_Exercise brief_: Copy each line in which the string "this" occurs.

_Data supplied_:
· · · ·

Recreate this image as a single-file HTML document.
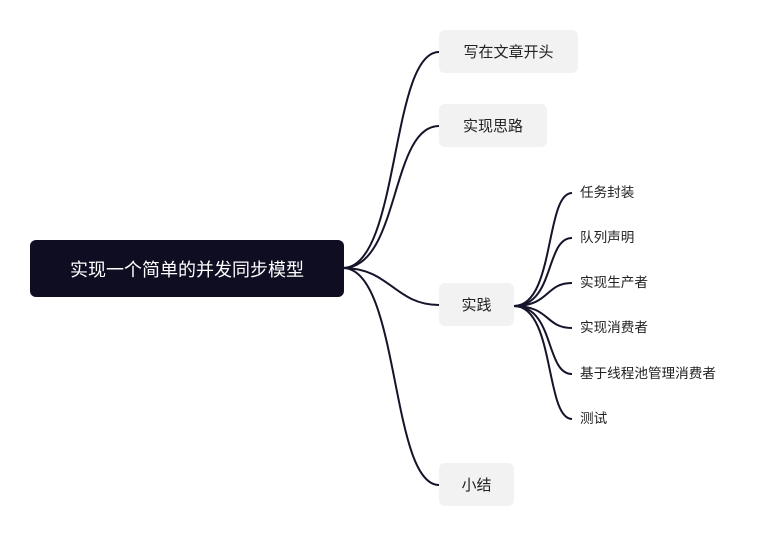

· · · ·

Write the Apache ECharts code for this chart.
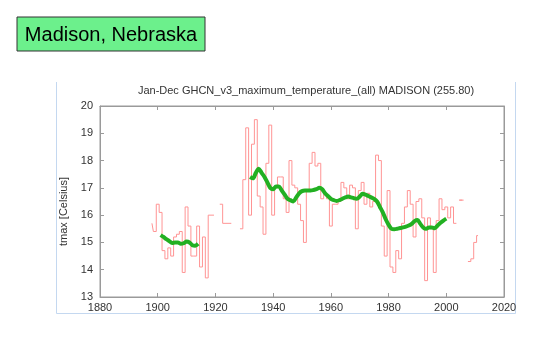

· · · ·

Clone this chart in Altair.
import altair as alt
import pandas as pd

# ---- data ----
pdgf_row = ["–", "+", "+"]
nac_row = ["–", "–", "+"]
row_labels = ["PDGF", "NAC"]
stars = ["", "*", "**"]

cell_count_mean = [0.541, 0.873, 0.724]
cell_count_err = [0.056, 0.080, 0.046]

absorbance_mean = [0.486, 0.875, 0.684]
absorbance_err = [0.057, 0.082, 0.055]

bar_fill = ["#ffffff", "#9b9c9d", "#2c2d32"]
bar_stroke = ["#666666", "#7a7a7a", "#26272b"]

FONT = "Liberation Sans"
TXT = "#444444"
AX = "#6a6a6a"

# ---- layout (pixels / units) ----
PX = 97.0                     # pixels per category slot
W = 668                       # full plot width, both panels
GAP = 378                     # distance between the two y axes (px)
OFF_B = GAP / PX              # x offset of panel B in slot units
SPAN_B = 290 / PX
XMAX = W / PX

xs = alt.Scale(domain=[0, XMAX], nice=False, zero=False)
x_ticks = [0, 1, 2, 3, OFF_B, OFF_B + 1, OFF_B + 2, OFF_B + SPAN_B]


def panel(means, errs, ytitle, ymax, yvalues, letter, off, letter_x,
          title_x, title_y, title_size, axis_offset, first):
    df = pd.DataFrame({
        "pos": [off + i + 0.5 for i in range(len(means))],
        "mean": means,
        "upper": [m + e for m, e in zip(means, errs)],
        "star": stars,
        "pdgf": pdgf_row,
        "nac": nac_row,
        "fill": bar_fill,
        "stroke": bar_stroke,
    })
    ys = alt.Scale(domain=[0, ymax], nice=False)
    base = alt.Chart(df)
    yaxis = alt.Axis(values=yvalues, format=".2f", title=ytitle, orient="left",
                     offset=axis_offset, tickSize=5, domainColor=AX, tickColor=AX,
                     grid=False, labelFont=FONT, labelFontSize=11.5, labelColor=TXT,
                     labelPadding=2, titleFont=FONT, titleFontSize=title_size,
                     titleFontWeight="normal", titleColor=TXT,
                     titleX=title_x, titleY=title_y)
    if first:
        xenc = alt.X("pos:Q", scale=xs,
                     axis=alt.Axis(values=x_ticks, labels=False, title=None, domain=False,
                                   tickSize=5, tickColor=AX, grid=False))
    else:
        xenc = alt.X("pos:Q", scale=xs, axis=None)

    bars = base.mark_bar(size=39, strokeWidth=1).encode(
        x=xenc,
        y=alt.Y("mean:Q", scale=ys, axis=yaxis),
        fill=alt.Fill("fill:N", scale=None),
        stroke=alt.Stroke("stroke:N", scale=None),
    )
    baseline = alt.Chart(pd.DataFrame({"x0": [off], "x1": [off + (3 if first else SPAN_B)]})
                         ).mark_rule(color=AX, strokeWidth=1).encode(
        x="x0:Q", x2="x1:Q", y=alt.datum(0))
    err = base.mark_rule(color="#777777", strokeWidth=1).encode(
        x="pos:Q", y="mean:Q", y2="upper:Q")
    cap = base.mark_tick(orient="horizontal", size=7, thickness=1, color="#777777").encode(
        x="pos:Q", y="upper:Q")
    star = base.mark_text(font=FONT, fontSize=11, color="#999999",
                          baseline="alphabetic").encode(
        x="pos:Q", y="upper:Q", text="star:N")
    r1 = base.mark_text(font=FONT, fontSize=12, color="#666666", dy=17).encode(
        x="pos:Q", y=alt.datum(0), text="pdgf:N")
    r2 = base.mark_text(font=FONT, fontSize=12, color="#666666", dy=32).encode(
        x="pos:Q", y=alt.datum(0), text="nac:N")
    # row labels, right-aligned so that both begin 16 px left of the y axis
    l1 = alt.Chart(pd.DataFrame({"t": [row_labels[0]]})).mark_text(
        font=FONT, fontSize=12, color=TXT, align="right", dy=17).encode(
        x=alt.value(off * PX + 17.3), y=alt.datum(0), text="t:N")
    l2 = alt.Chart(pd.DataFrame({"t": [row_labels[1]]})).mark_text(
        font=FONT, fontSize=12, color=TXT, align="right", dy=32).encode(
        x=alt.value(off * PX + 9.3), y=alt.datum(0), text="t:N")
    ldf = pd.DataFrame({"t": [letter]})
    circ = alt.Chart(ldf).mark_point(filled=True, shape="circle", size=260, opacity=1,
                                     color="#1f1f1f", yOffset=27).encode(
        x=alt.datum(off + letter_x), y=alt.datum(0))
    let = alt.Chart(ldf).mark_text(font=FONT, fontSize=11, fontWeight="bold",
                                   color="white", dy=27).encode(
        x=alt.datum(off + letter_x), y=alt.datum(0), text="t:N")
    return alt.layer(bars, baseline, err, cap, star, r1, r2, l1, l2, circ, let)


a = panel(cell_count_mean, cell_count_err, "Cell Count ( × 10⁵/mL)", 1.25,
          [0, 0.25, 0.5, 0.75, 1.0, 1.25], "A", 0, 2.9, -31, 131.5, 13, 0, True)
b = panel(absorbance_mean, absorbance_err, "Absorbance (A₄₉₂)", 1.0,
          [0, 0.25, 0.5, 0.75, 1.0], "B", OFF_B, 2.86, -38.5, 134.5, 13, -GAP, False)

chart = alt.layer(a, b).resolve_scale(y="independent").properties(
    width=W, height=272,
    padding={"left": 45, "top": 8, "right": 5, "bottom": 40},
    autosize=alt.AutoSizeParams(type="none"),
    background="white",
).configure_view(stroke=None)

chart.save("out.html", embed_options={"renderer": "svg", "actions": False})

· · · ·

_Correct answer_:
Recreate this image as a single-file HTML document.
Write the Apache ECharts code for this chart.
Clone this chart in Altair.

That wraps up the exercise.